Indeed, Andersen has long been active on Twitter claiming that any suggestion of a lab-based origin is a conspiracy theory, and often denigrates his peers who suggest that as a possibility. Here is an example (of very many) from June 2021:
“Most hypotheses around a potential lab leak are conspiracy theories - given current knowledge, using a strict definition, all are by now.”
The significance of the Proximal Origins narrative went far beyond the scientific literature and mean Tweets.
In her incredible book, What Really Happened in Wuhan, Sharri Markson documents how Proximal Origins was used by scientists — who we now know included Andersen and others — to lobby U.S. intelligence agencies that the idea of a research-related incident was a conspiracy theory, and thus should not be further considered.
A State Department official told Markson:
“Little did we know that prominent Lancet and Nature [Medicine, i.e. Proximal Origins] authors had made the rounds in the IC [intelligence community] to get them on board and to stifle any dissent.”
This raises the very real possibility that when we hear that some U.S. intelligence agencies have assessed COVID-19 to have a natural origin, they are simply parroting what they have been told by who they believe to be the experts — that is, the authors of Proximal Origins. From these agencies, we may not be hearing any intelligence at all, but rather, echoes of the Proximal Origins narrative.
We also know that Anthony Fauci and Francis Collins use Proximal Origins to promote the idea that the question of origins was settled. In fact, Proximal Origins dominated discussions of COVID-19 origins for years, casting a dark shadow upon anyone with the apparent ignorance or kookiness to suggest otherwise. Leading science journalists took up the cause and amplified the Proximal origins narrative, as if their job is to promote the views of their favorite scientists, rather than actually do journalism. Some journalists continue to do this (literally) today.
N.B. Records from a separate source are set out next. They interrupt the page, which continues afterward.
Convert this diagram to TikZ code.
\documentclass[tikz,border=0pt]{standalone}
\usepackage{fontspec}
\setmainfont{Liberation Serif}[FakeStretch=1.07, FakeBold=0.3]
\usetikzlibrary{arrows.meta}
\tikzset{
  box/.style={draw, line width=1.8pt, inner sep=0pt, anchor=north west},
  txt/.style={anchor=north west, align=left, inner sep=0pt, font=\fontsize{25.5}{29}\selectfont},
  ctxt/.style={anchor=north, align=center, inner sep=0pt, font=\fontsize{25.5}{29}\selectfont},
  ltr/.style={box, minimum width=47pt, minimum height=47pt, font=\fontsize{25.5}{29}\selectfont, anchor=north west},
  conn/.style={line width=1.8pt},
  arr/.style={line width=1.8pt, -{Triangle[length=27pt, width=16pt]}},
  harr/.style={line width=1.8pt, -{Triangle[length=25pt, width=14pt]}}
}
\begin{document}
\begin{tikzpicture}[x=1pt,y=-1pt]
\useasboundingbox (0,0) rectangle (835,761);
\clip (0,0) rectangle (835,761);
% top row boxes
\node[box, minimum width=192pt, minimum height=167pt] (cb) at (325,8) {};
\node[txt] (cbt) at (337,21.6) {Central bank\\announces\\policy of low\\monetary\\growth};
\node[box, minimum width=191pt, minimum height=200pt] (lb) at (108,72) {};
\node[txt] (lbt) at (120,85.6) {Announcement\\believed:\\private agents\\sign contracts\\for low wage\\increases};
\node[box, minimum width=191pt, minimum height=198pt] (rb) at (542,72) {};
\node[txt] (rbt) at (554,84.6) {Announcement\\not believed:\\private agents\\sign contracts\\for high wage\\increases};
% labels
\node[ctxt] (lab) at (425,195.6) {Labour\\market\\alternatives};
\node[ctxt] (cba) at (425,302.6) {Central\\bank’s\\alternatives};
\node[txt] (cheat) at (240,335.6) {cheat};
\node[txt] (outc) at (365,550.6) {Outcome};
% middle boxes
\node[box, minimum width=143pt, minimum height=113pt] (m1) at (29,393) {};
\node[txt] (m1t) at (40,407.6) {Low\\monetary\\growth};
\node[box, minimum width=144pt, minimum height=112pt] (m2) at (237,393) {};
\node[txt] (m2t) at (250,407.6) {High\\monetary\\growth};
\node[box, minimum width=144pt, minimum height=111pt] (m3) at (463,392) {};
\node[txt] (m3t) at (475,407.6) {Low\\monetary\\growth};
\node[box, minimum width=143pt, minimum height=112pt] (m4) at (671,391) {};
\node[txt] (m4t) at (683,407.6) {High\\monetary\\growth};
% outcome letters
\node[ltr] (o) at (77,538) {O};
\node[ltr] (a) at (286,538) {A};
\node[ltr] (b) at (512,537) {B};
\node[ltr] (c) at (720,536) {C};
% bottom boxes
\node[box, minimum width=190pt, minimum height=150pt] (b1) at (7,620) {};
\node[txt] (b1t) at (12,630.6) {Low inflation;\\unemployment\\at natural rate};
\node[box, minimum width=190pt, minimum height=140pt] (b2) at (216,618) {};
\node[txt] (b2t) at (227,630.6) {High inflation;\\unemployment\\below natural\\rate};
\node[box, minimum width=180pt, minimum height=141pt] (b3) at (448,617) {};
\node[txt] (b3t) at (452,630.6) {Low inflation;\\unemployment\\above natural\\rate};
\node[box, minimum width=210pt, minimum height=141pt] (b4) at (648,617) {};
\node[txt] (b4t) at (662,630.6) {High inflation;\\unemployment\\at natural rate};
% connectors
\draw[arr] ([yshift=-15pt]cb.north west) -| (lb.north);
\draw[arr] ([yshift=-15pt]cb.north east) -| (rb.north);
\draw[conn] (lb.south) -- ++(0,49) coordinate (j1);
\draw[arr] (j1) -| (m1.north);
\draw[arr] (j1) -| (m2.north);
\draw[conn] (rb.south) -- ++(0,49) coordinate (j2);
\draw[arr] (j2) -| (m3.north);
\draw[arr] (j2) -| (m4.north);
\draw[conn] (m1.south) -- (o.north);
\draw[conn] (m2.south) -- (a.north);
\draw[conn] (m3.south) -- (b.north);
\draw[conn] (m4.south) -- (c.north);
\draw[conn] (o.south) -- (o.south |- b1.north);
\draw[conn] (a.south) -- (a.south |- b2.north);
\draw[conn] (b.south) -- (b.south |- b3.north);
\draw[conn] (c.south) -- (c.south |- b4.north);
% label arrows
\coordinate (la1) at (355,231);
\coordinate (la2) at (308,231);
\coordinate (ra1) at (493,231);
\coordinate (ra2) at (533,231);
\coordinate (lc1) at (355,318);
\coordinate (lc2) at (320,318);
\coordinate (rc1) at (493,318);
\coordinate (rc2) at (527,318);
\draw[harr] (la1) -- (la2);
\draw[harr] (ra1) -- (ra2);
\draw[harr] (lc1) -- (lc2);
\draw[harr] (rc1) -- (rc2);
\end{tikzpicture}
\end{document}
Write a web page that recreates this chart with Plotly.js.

Another Proximal Origins co-author, Andrew Rambaut wrote in the emails that the paper was needed before discussions of a research-related origin possibility “gets out of hand (and causes more formal investigations” of COVID-19 origins. Another participant in the original conference call that prompted the paper, Ron Fouchier, believed that a paper that dismissed a laboratory origin would “limit the chance of new biosafety discussions that would unnecessarily obstruct future virus culturing for research and diagnostic purposes for any (emerging/zoonotic) virus.”
Expressed in each of these views is a desire for the narrative to influence future decision making on COVD-19 origins and research regulation.
Upon reading a draft of the Proximal Origins paper, Jeremy Farrar, the ghost author and “father figure” of the paper, asked if the authors could “dampen down further the ‘conspiracy’ idea,” according to Eddie Holmes in an email to colleagues. Similarly, Andersen and Garry reported at the hearing yesterday that as a condition of publication, they believed that Nature Medicine required them to more forcefully rule out a research-related incident, based upon an anonymous reviewer’s comments. One has to wonder if that anonymous reviewer was on the original conference call or a colleague of someone who was (as it turns out, this is not so far fetched).
We have established, beyond a reasonable doubt, that proximal origins was drafted to shape a narrative and that narrative was highly influential in public and policy discussions of the origins of COVID-19, perhaps even shaping how U.S. intelligence agencies have viewed the issue.
A next topic to discuss is the abject failures of the U.S. government to solicit and secure scientific advice with integrity, instead, choosing to rely on bespoke advocacy coordinated by a ghost author, alongside influential U.S. government health officials. Stay tuned for that.
PS. The quote that is the title of this post comes from one of the messages among Proximal Origins authors.